Bendito “maldito”

O poeta sempre foi e continua sendo o malabarista no Gran Circo Literatura. A habilidade em se equilibrar no fino arame das poucas palavras faz dele um perito em buscar as palavras certas. A poesia já teve seus dias de glória, produzida e consumida por leitores ávidos em apreender o mundo e a si mesmos com olhares menos pragmáticos. Ainda que concreta, como a do século 20, a poesia traduz mais o coração do que a mente. De poucas formas se falou tão bem do amor como através da linguagem poética.

Pouquíssimos desses malabaristas conseguiram os aplausos do grande público. No Brasil, eles podem ser contados nos dedos: Carlos Drummond, Vinícius de Moraes, João Cabral de Melo Neto e mais alguns de um círculo bem restrito. Ainda que suas obras continuem desconhecidas para muitos, seus nomes se mantêm vivos no pedestal da poesia nacional.

Alguns poetas, no entanto, são malabaristas sem redes para aparar as quedas. São conhecidos e respeitados por bem poucos e fizeram seus trabalhos à margem dos holofotes da fama. E, como se não bastasse, ainda receberam o rótulo de malditos (“mal-lidos” talvez caísse melhor). É o caso do poeta Waly Salomão, que morreu em 2003 aos 59 anos. Baiano de Jequié (a chamada cidade-sol, minha porta de entrada no mundo), ele é considerado um dos pilares do movimento tropicalista na década de 60, ao lado de Caetano Veloso, Gilberto Gil, Tom Zé e do também poeta Torquato Neto (outro malabarista do rol dos malditos).

Se essa “maldição” pode ser interpretada em termos literários, com um tipo de poesia anticonvencional e até bombástica em conteúdo, durante o governo militar isso foi levado ao pé-da-letra. Waly Salomão, assim como Caetano, Gil e outros tropicalistas, amargou dias de prisão por ter dito poeticamente o que pensava e sentia. Benditos os que não se calam diante da opressão!
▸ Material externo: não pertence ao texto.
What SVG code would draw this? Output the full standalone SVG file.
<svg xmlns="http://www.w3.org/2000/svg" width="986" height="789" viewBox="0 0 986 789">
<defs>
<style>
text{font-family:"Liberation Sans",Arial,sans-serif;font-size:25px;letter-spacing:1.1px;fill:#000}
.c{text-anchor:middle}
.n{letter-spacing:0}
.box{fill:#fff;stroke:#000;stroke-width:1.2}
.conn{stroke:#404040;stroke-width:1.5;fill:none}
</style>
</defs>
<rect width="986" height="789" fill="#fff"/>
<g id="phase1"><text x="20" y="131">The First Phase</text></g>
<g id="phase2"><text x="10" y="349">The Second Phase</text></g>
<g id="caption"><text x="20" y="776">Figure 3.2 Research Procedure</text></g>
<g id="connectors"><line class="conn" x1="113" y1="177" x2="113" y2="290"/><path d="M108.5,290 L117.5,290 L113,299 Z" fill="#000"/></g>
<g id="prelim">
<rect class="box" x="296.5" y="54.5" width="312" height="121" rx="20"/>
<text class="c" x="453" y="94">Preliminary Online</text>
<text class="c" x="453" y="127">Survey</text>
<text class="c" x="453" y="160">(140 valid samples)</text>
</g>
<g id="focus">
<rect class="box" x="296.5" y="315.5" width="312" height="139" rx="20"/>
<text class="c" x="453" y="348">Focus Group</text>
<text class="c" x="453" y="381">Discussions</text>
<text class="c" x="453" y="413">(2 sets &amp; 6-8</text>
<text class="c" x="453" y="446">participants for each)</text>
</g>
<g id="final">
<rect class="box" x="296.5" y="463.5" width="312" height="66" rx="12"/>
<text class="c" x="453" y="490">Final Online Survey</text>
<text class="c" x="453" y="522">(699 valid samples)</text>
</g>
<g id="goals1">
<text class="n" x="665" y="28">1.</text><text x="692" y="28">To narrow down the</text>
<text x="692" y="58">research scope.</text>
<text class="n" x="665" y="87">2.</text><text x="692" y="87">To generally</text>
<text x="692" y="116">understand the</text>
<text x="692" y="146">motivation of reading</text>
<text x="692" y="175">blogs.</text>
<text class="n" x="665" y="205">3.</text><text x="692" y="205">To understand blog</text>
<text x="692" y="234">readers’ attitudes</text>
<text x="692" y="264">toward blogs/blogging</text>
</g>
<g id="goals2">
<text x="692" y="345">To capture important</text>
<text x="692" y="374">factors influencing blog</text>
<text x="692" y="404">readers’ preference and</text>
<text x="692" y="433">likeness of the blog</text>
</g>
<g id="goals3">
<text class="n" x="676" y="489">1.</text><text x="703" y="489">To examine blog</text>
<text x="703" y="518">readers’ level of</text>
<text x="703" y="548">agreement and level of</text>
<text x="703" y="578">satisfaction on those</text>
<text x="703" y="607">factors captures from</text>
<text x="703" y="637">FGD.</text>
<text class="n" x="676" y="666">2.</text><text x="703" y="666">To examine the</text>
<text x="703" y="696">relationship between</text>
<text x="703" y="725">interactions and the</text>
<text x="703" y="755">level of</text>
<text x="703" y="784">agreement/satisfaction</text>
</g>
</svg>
Foi encarcerado que Waly mostrou destreza em cima do arame. A poesia fluiu e se transformou no seu primeiro livro, intitulado “Me segura que eu vou dar um troço”, lançado em 1971. Desde então se manteve atuante como poeta, como produtor cultural e como letrista. Nesta última função firmou várias parcerias, a exemplo de Caetano (na música “Talismã”), Lulu Santos (“Assaltaram a Gramática”, sucesso com os Paralamas do Sucesso), Adriana Calcanhoto (“Pista de Dança”) e Jards Macalé (com quem escreveu em 1968 a belíssima “Vapor Barato”, um estrondoso sucesso na voz de Gal Costa).

A sua obra reúne livros como “Algaravias”, “Gigolô de Bibelôs”, “Lábia”, “Surrupiador de Souvenirs” e “Tarifa de Embarque”. Em 2002 ele viveu no cinema o poeta Gregório de Matos (em filme homônimo) e em março de 2003 – dois meses antes de morrer – chegou a ocupar no Governo Federal o cargo de secretário nacional do Livro e da Leitura. Taí alguém que seria capaz de levar adiante projetos sérios numa área tão espinhosa.

Vítima de câncer, o baiano com ascendência síria subiu para escrever um poema ainda maior, mais sublime e eterno. No decorrer de sua carreira Waly tentou assinar com o pseudônimo “Wally Sailormoon” (numa livre tradução do inglês, algo parecido com “navegante da lua”). Não pegou e ele retornou a Salomão (uma referência ao rei que ficou famoso por sua sabedoria e justiça). Quem sabe lá em cima, livre do peso terreno de uma maldição infundada, ele possa navegar muito além da lua, num mar de estrelas e palavras?